Research and Genetic Disease Programs in the Middle East
Genetic services in the Arab world are growing. Nevertheless, treatments remain either absent, difficult and costly. Despite several government initiatives and increased awareness amongst the general public most of these have focused on prevention, risk-assessment and early recognition. Several national screening programs have been launched in the region since the mid-1990’s for specific diseases such as phenylketonuria (PKU), congenital hypothyroidism, thalassemia and sickle cell disease.
Prevention decreases the financial and family toll extracted by genetic disorders. Early identification and treatment supports both prognosis and patient outcomes. Oman, Saudi Arabia, the UAE, Jordan, Lebanon, Tunisia, Bahrain, Egypt and Qatar have developed national genetic screening initiatives for infants. The programs screen for a minimum of one and a maximum of 23 genetic disorders.
Screening of family members is also employed by the Arab nations’ public health initiatives. Consanguity and resulting clusters of genetic disorders in populations, increases awareness and education about genetic diseases. Genetic counseling and testing screening offered to couples before the conception of children is another tool used throughout the Arab world. Studies have shown that even when the risks are higher the large proportion of couples continue to marry and bare children.

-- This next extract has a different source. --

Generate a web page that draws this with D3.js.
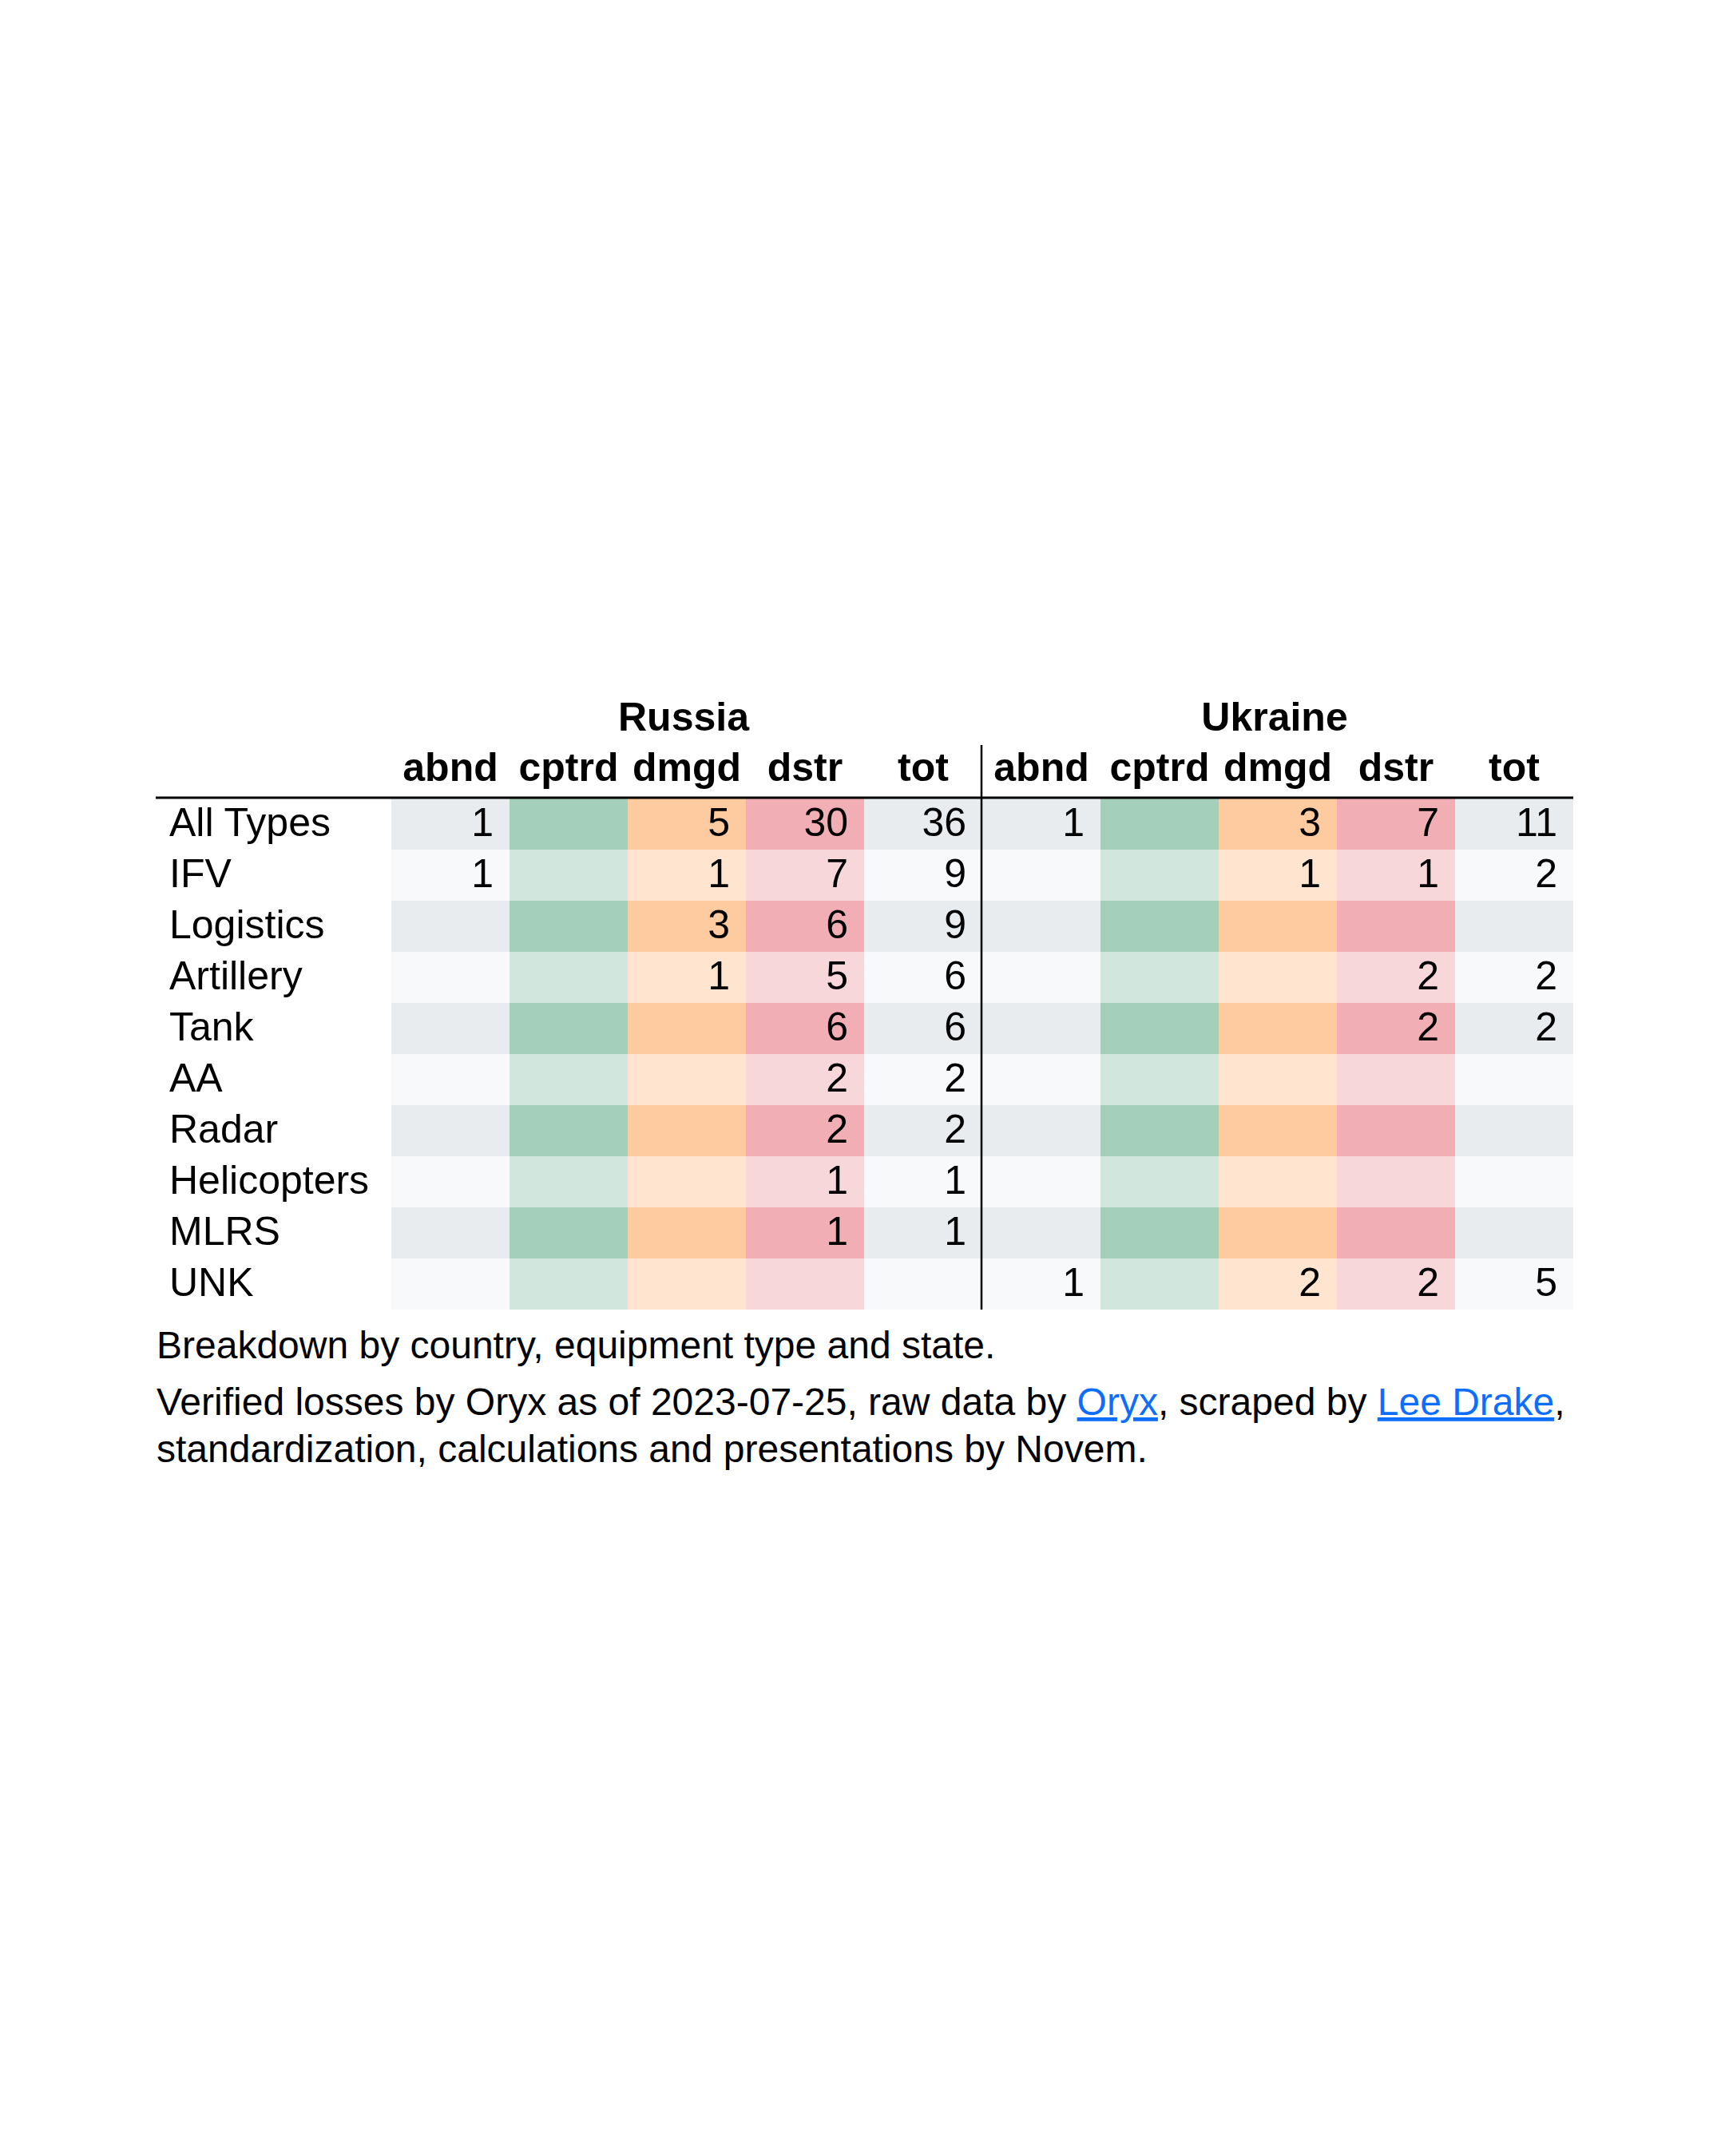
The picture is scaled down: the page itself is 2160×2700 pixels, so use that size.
<!DOCTYPE html>
<html>
<head>
<meta charset="utf-8">
<script src="https://cdn.jsdelivr.net/npm/d3@7"></script>
<style>
  body { margin: 0; background: #fff; }
  svg { font-family: "Liberation Sans", Arial, Helvetica, sans-serif; }
</style>
</head>
<body>
<div id="canvas"></div>
<script>
// data
const categories = ["All Types", "IFV", "Logistics", "Artillery", "Tank", "AA", "Radar", "Helicopters", "MLRS", "UNK"];
const countries = ["Russia", "Ukraine"];
const states = ["abnd", "cptrd", "dmgd", "dstr", "tot"];

// one array per state, aligned with categories (null = empty cell)
const russiaAbnd  = [1, 1, null, null, null, null, null, null, null, null];
const russiaCptrd = [null, null, null, null, null, null, null, null, null, null];
const russiaDmgd  = [5, 1, 3, 1, null, null, null, null, null, null];
const russiaDstr  = [30, 7, 6, 5, 6, 2, 2, 1, 1, null];
const russiaTot   = [36, 9, 9, 6, 6, 2, 2, 1, 1, null];

const ukraineAbnd  = [1, null, null, null, null, null, null, null, null, 1];
const ukraineCptrd = [null, null, null, null, null, null, null, null, null, null];
const ukraineDmgd  = [3, 1, null, null, null, null, null, null, null, 2];
const ukraineDstr  = [7, 1, null, 2, 2, null, null, null, null, 2];
const ukraineTot   = [11, 2, null, 2, 2, null, null, null, null, 5];

const values = {
  Russia: [russiaAbnd, russiaCptrd, russiaDmgd, russiaDstr, russiaTot],
  Ukraine: [ukraineAbnd, ukraineCptrd, ukraineDmgd, ukraineDstr, ukraineTot]
};

// colours per state: [even row, odd row]
const stateColors = {
  abnd:  ["#e9ecef", "#f8f9fa"],
  cptrd: ["#a3cfbb", "#d1e7dd"],
  dmgd:  ["#fecba1", "#ffe5d0"],
  dstr:  ["#f1aeb5", "#f8d7da"],
  tot:   ["#e9ecef", "#f8f9fa"]
};

// constants
const width = 2160;
const height = 2700;
const tableLeft = 195;
const tableRight = 1970;
const cellsLeft = 490;
const headerY = 999;
const rowsTop = 1000;
const rowH = 64;
const fontSize = 50;

const columns = countries.flatMap(c => states.map(s => ({country: c, state: s, key: c + "|" + s})));

// scales
const x = d3.scaleBand()
    .domain(columns.map(d => d.key))
    .range([cellsLeft, tableRight]);
const xCountry = d3.scaleBand()
    .domain(countries)
    .range([cellsLeft, tableRight]);
const y = d3.scaleBand()
    .domain(categories)
    .range([rowsTop, rowsTop + rowH * categories.length]);

const svg = d3.select('#canvas')
    .append('svg').attr('width', width).attr('height', height);

svg.append('rect').attr('width', width).attr('height', height).attr('fill', '#fff');

// cells
const cells = [];
categories.forEach((cat, i) => {
  columns.forEach(col => {
    const si = states.indexOf(col.state);
    cells.push({cat, i, col, value: values[col.country][si][i]});
  });
});

svg.append('g').attr('class', 'cells')
  .selectAll('rect')
  .data(cells)
  .join('rect')
    .attr('x', d => x(d.col.key))
    .attr('y', d => y(d.cat))
    .attr('width', x.bandwidth())
    .attr('height', y.bandwidth())
    .attr('fill', d => stateColors[d.col.state][d.i % 2])
    .attr('shape-rendering', 'crispEdges');

svg.append('g').attr('class', 'values')
  .selectAll('text')
  .data(cells.filter(d => d.value != null))
  .join('text')
    .attr('x', d => x(d.col.key) + x.bandwidth() - 20)
    .attr('y', d => y(d.cat) + 47)
    .attr('text-anchor', 'end')
    .attr('font-size', fontSize)
    .attr('fill', '#000')
    .text(d => d.value);

// row labels
svg.append('g').attr('class', 'row-labels')
  .selectAll('text')
  .data(categories)
  .join('text')
    .attr('x', 212)
    .attr('y', d => y(d) + 47)
    .attr('font-size', fontSize)
    .attr('fill', '#000')
    .text(d => d);

// column headers
svg.append('g').attr('class', 'country-headers')
  .selectAll('text')
  .data(countries)
  .join('text')
    .attr('x', d => xCountry(d) + xCountry.bandwidth() / 2 - 4)
    .attr('y', 915)
    .attr('text-anchor', 'middle')
    .attr('font-size', fontSize)
    .attr('font-weight', 'bold')
    .text(d => d);

svg.append('g').attr('class', 'state-headers')
  .selectAll('text')
  .data(columns)
  .join('text')
    .attr('x', d => x(d.key) + x.bandwidth() / 2)
    .attr('y', 978)
    .attr('text-anchor', 'middle')
    .attr('font-size', fontSize)
    .attr('font-weight', 'bold')
    .text(d => d.state);

// rules
svg.append('line')
    .attr('x1', tableLeft).attr('x2', tableRight)
    .attr('y1', headerY).attr('y2', headerY)
    .attr('stroke', '#000').attr('stroke-width', 3);

svg.append('line')
    .attr('x1', xCountry('Ukraine') - 1).attr('x2', xCountry('Ukraine') - 1)
    .attr('y1', 933).attr('y2', y.range()[1])
    .attr('stroke', '#000').attr('stroke-width', 2.5);

// footer
const foot = svg.append('g').attr('class', 'footer')
    .attr('font-size', 48).attr('fill', '#000');
foot.append('text').attr('x', 196).attr('y', 1701)
    .text('Breakdown by country, equipment type and state.');

const line2 = foot.append('text').attr('x', 196).attr('y', 1772);
line2.append('tspan').text('Verified losses by Oryx as of 2023-07-25, raw data by ');
line2.append('tspan').attr('fill', '#0d6efd').attr('text-decoration', 'underline').text('Oryx');
line2.append('tspan').text(', scraped by ');
line2.append('tspan').attr('fill', '#0d6efd').attr('text-decoration', 'underline').text('Lee Drake');
line2.append('tspan').text(',');

foot.append('text').attr('x', 196).attr('y', 1831)
    .text('standardization, calculations and presentations by Novem.');
</script>
</body>
</html>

Genetic potential for disorders of the blood, such as hemoglobin disorders, may be identified in this manner. Rare disorders, such as those limited to a specific locale or family, demand clinical observation and research to accomplish treatment or cure.
Incidence of Congenital Malformations
According to the Gulf Cooperation Council – UAE, KSA, Oman, Bahrain, Qatar and Bahrain–congenital handicaps and malformations represent the second highest cause of infant death. In Saudi Arabia, approximately 30 percent of all perinatal deaths result from congenital malformations.
Education, media and public awareness are key to change matters and to familiarize people with the multitude of initiatives across the region. Observation of both macro and micro-genetics is the first step towards collecting the hundreds of thousands of genetic variations to facilitate research and develop cures for gene-transmitted disorders. Initiatives such as the CAGS in the UAE are a major step forward. Further collection of data and studies are needed to increase the knowledge and to improve risk management.